Recorded data
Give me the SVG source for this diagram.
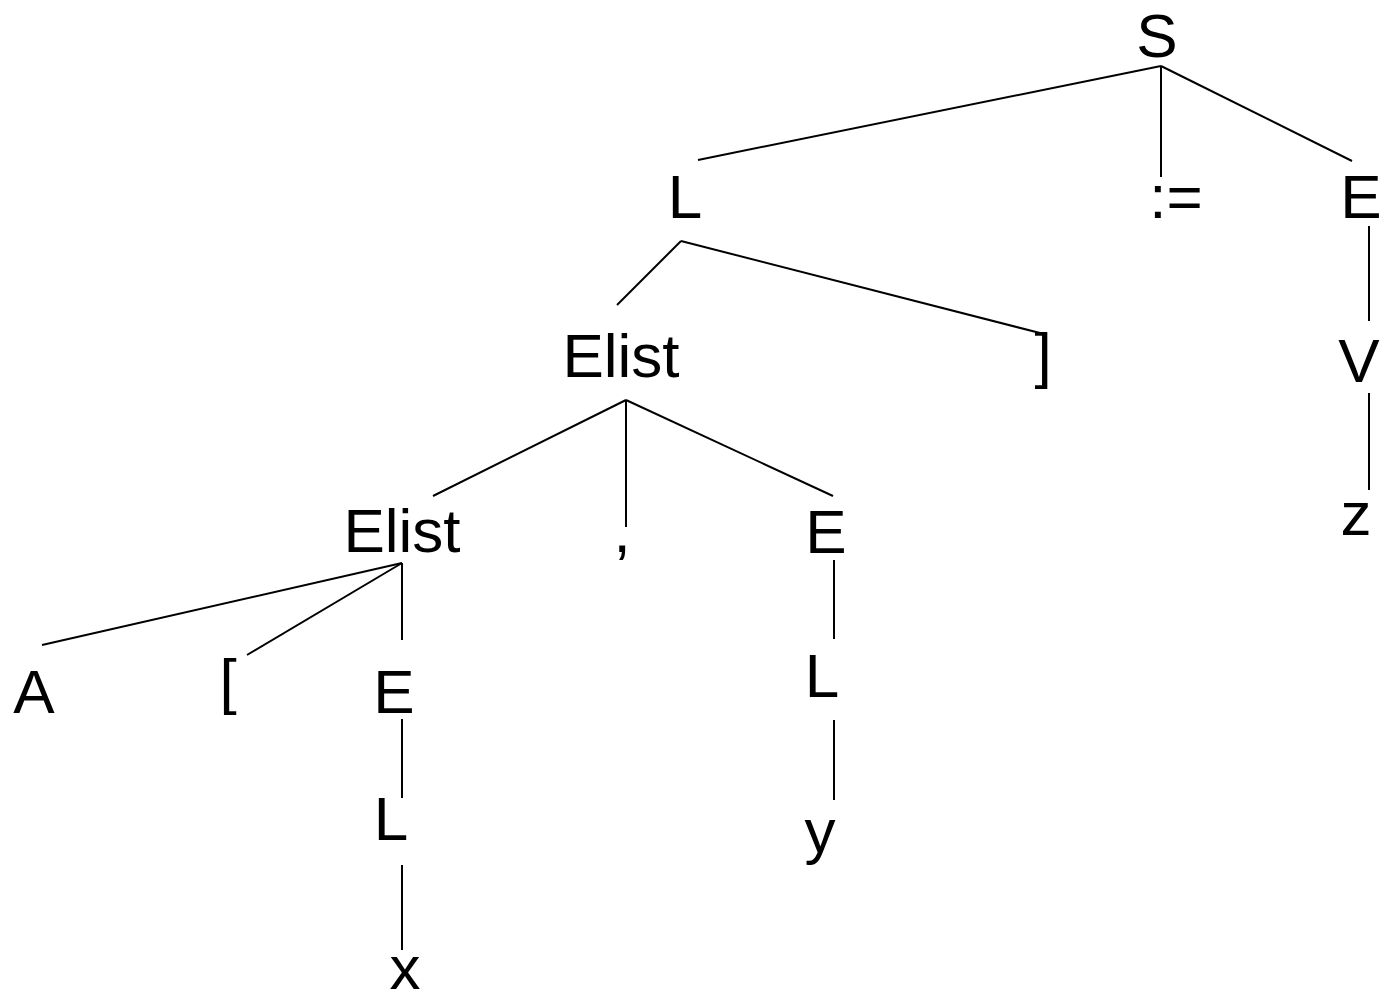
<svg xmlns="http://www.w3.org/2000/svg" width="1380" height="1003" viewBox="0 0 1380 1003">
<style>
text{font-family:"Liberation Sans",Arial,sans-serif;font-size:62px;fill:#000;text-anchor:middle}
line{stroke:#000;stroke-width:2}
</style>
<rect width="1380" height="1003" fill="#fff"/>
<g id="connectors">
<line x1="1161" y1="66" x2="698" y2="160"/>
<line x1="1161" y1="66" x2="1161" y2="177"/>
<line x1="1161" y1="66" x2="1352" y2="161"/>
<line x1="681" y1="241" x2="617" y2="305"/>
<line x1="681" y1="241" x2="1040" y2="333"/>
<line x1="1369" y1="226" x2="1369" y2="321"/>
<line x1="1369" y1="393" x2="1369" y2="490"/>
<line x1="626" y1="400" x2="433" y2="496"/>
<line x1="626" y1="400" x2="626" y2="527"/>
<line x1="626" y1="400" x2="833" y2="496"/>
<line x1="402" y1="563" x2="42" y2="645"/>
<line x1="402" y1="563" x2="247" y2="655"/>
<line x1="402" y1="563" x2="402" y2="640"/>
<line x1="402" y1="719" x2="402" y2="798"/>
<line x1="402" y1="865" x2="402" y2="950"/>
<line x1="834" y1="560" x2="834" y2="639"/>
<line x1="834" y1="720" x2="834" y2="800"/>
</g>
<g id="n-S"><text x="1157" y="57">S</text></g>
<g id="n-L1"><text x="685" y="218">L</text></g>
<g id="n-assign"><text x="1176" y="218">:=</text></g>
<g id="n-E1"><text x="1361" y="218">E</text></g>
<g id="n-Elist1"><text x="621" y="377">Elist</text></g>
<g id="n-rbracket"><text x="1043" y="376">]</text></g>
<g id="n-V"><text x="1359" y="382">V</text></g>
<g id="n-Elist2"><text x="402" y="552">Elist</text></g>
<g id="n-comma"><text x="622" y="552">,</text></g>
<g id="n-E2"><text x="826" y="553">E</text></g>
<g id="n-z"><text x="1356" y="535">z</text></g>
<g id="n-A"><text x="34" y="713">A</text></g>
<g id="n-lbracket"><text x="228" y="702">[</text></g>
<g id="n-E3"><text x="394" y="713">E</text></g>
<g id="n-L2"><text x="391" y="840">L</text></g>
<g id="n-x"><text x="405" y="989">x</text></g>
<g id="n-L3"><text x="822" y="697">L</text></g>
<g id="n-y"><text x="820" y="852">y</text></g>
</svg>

What to work on
Omit the pictures, then quote the rest of the material above exactly.

Solution below
Give me the SVG source for this diagram.
<svg xmlns="http://www.w3.org/2000/svg" width="1380" height="1003" viewBox="0 0 1380 1003">
<style>
text{font-family:"Liberation Sans",Arial,sans-serif;font-size:62px;fill:#000;text-anchor:middle}
line{stroke:#000;stroke-width:2}
</style>
<rect width="1380" height="1003" fill="#fff"/>
<g id="connectors">
<line x1="1161" y1="66" x2="698" y2="160"/>
<line x1="1161" y1="66" x2="1161" y2="177"/>
<line x1="1161" y1="66" x2="1352" y2="161"/>
<line x1="681" y1="241" x2="617" y2="305"/>
<line x1="681" y1="241" x2="1040" y2="333"/>
<line x1="1369" y1="226" x2="1369" y2="321"/>
<line x1="1369" y1="393" x2="1369" y2="490"/>
<line x1="626" y1="400" x2="433" y2="496"/>
<line x1="626" y1="400" x2="626" y2="527"/>
<line x1="626" y1="400" x2="833" y2="496"/>
<line x1="402" y1="563" x2="42" y2="645"/>
<line x1="402" y1="563" x2="247" y2="655"/>
<line x1="402" y1="563" x2="402" y2="640"/>
<line x1="402" y1="719" x2="402" y2="798"/>
<line x1="402" y1="865" x2="402" y2="950"/>
<line x1="834" y1="560" x2="834" y2="639"/>
<line x1="834" y1="720" x2="834" y2="800"/>
</g>
<g id="n-S"><text x="1157" y="57">S</text></g>
<g id="n-L1"><text x="685" y="218">L</text></g>
<g id="n-assign"><text x="1176" y="218">:=</text></g>
<g id="n-E1"><text x="1361" y="218">E</text></g>
<g id="n-Elist1"><text x="621" y="377">Elist</text></g>
<g id="n-rbracket"><text x="1043" y="376">]</text></g>
<g id="n-V"><text x="1359" y="382">V</text></g>
<g id="n-Elist2"><text x="402" y="552">Elist</text></g>
<g id="n-comma"><text x="622" y="552">,</text></g>
<g id="n-E2"><text x="826" y="553">E</text></g>
<g id="n-z"><text x="1356" y="535">z</text></g>
<g id="n-A"><text x="34" y="713">A</text></g>
<g id="n-lbracket"><text x="228" y="702">[</text></g>
<g id="n-E3"><text x="394" y="713">E</text></g>
<g id="n-L2"><text x="391" y="840">L</text></g>
<g id="n-x"><text x="405" y="989">x</text></g>
<g id="n-L3"><text x="822" y="697">L</text></g>
<g id="n-y"><text x="820" y="852">y</text></g>
</svg>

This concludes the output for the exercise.